Chet Pipkin advises that a lack of cash is not always a bad thing for a new venture. Financial constraints force founders to focus on the essential aspects of their business and identify a genuine, pressing customer problem, which is more critical for success than having abundant capital.
Environmentally friendly products often fail to gain mass adoption based on their eco-credentials alone. To break through, they should emulate brands like Tesla and Method Soap by focusing on superior design and branding to become desirable, elevated products that also happen to be sustainable.
Directly approaching large organizations is often ineffective. Instead, emulate Slack's growth model by getting individual employees to use and love the product. This creates internal champions who advocate for wider organizational adoption, pulling the product in rather than pushing it from the outside.
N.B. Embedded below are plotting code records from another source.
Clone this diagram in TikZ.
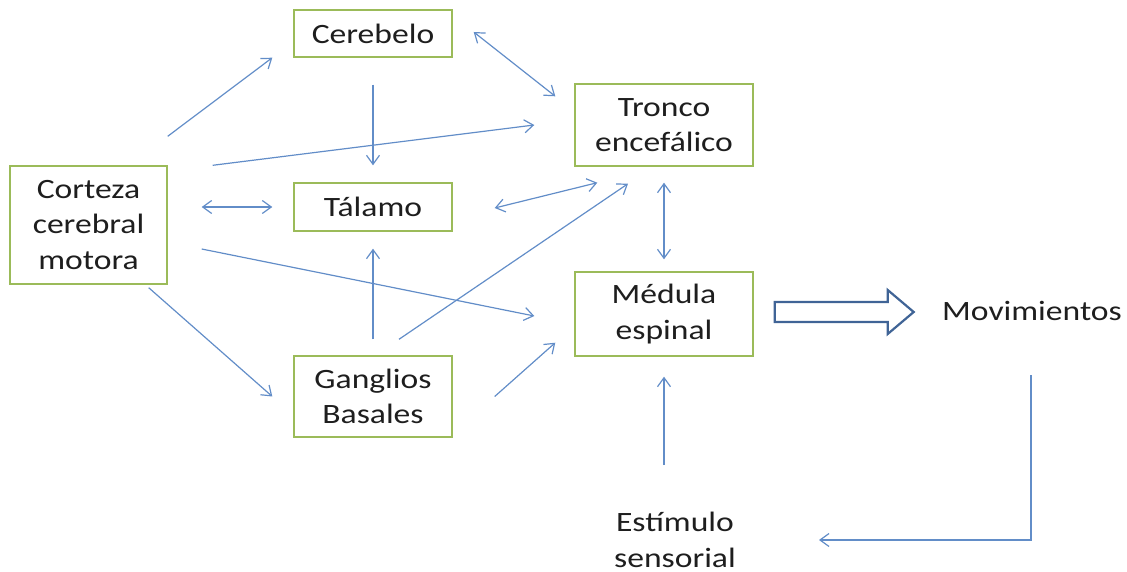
\documentclass[tikz,border=0pt]{standalone}
\usepackage{fontspec}
\setmainfont{Carlito}[FakeStretch=1.2]
\usetikzlibrary{arrows.meta}
\definecolor{boxgreen}{RGB}{155,187,89}
\definecolor{arrblue}{RGB}{98,141,200}
\definecolor{bigblue}{RGB}{64,100,150}
\definecolor{txt}{RGB}{30,30,30}
\begin{document}
\begin{tikzpicture}[x=1pt,y=-1pt,
  box/.style={draw=boxgreen,line width=1.4pt,fill=white,align=center,inner sep=0pt,text=txt,font=\fontsize{28}{35.5}\selectfont},
  lbl/.style={align=center,inner sep=0pt,text=txt,font=\fontsize{28}{35.5}\selectfont},
  conn/.style={draw=arrblue,line width=1.2pt,-{Straight Barb[length=9pt,width=13pt,line width=1.2pt]}},
  conntwo/.style={draw=arrblue,line width=1.2pt,{Straight Barb[length=9pt,width=13pt,line width=1.2pt]}-{Straight Barb[length=9pt,width=13pt,line width=1.2pt]}},
  bigarrow/.style={draw=bigblue,line width=2.2pt,fill=white,line join=miter}]
\useasboundingbox (0,0) rectangle (1127,572);
\node[box,minimum width=158pt,minimum height=47pt] (cereb) at (373,33.5) {Cerebelo};
\node[box,minimum width=178pt,minimum height=82pt] (tronco) at (664,125) {Tronco\\encefálico};
\node[box,minimum width=157pt,minimum height=118pt] (cort) at (88.5,225) {Corteza\\cerebral\\motora};
\node[box,minimum width=158pt,minimum height=48pt] (tal) at (373,207) {Tálamo};
\node[box,minimum width=178pt,minimum height=84pt] (med) at (664,314) {Médula\\espinal};
\node[box,minimum width=158pt,minimum height=81pt] (gang) at (373,396.5) {Ganglios\\Basales};
\node[lbl] (mov) at (1032,311) {Movimientos};
\node[lbl] (estim) at (675,540) {Estímulo\\sensorial};
% connectors
\draw[conn] ([shift={(0,-29)}]cort.north east) -- ([shift={(-21,0)}]cereb.south west);
\draw[conn] ([shift={(45,0)}]cort.north east) -- ([shift={(-40,0)}]tronco.west);
\draw[conntwo] ([shift={(34,-18)}]cort.east) -- ([shift={(-21,0)}]tal.west);
\draw[conn] ([shift={(34,24)}]cort.east) -- ([shift={(-40,2)}]med.west);
\draw[conn] ([shift={(-19,3)}]cort.south east) -- ([shift={(-21,0)}]gang.west);
\draw[conntwo] ([shift={(21,-1.5)}]cereb.east) -- ([shift={(-19,13)}]tronco.north west);
\draw[conn] ([shift={(0,27)}]cereb.south) -- ([shift={(0,-17)}]tal.north);
\draw[conntwo] ([shift={(42,1)}]tal.east) -- ([shift={(23,16)}]tronco.south west);
\draw[conn] ([shift={(0,-16)}]gang.north) -- ([shift={(0,17)}]tal.south);
\draw[conn] ([shift={(26,-16)}]gang.north) -- ([shift={(-36,17)}]tronco.south);
\draw[conn] ([shift={(42,0)}]gang.east) -- ([shift={(-19,-14)}]med.south west);
\draw[conntwo] ([shift={(0,16)}]tronco.south) -- ([shift={(0,-12)}]med.north);
\draw[conn] ([shift={(-11,-75)}]estim.center) -- ([shift={(0,20)}]med.south);
\draw[conn] ([shift={(-1,64)}]mov.center) |- ([shift={(144,0)}]estim.center);
% block arrow
\draw[bigarrow] ([shift={(21,-12)}]med.east) -- ++(113,0) -- ++(0,-12) -- ++(26,22) -- ++(-26,22) -- ++(0,-12) -- ++(-113,0) -- cycle;
\end{tikzpicture}
\end{document}
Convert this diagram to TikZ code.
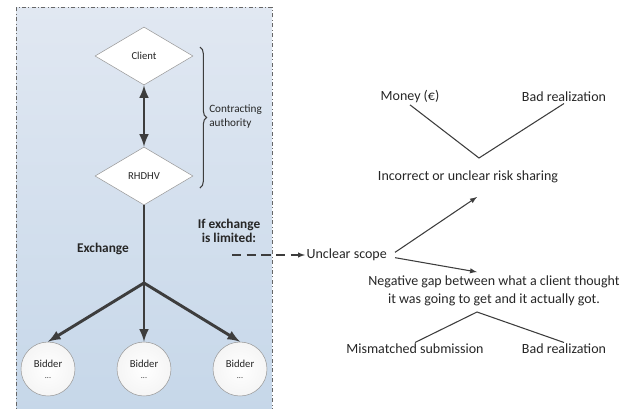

For a business with unpredictable demand spikes, like team-based sales for sports gear, long-term inventory forecasting is unreliable. Instead, focus on analyzing sell-through rates over short windows (30, 60, 90 days) to make more agile and accurate reordering decisions.
When pitching a wellness product to B2B clients, shift the conversation from a 'nice-to-have' perk to a 'must-have' financial tool. Use data, even if anonymized, to demonstrate how your product reduces tangible costs like workers' compensation claims, making it an investment with a clear ROI.
For hardware startups constrained by working capital, building deep trust with a manufacturer can be a form of financing. Belkin's founder convinced his manufacturer to produce and hold inventory on their own books, allowing Belkin to pull stock as needed without having to fund it all upfront.
Instead of cold outreach, identify where employees of your target companies gather—like triathlons or industry events. Set up a booth and let them experience your product firsthand. This creates organic buzz and personal testimonials that travel back inside the organization, generating warmer leads than a direct sales approach.
Chet Pipkin reflects that his company's biggest missteps occurred when they abandoned their own unique, effective internal systems to adopt "the right way" as prescribed by outside experts. He advises founders to trust their intuition and the bespoke processes that work for their specific business, rather than blindly following conventional wisdom.